Secondaly the big banks like Barclays PWM, they have their own fund but also client advisors, so do the advisors just sell Barc funds or is this not allowed?

Thanks!

Comments

  • crittertog
    crittertog Posts: 190 Forumite
    when providers receive a kickback how is the amount calculated and how does the process work? Do they provide a fixed % and do you deal directly with the fund managers?
    It's likely that what is now commission will be converted into an explicit annual charge, either paid directly by you, or removed by the platform provider (although at least some IFA's are waiting for the FSA to approve their suggested new model!).
    Secondaly the big banks like Barclays PWM, they have their own fund but also client advisors, so do the advisors just sell Barc funds or is this not allowed?
    If they opt to not advise on some items, then they can't call themselves "Independent" - it has to be "Tied" or "Restricted" (I think!).
  • dunstonh
    dunstonh Posts: 121,281 Forumite
    Part of the Furniture 10,000 Posts Name Dropper Combo Breaker
    and the changes such as smaller ifas going bust

    IFAs working to old model terms will find it hard to survive post RDR. Most IFA firms moved to new model terms many years ago.

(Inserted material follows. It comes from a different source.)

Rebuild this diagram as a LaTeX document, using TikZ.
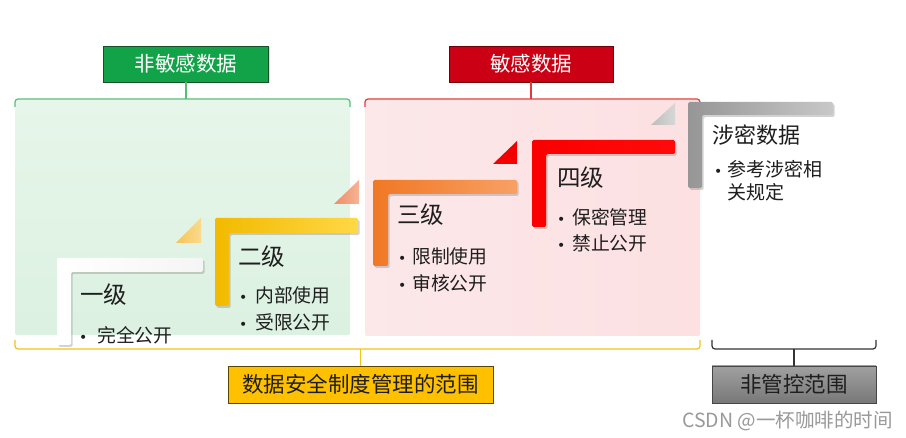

    Most products have catered for the RDR style of charging for the best part of a decade. e.g. if a product paid 3% commission then the 3% was explicitly charged against the capital or deducted over a limited period. Post RDR, if you agree a 3% charge then 3% will be deducted from the capital (it cannot be taken over a period though).
    I am an Independent Financial Adviser (IFA). The comments I make are just my opinion and are for discussion purposes only. They are not financial advice and you should not treat them as such. If you feel an area discussed may be relevant to you, then please seek advice from an Independent Financial Adviser local to you.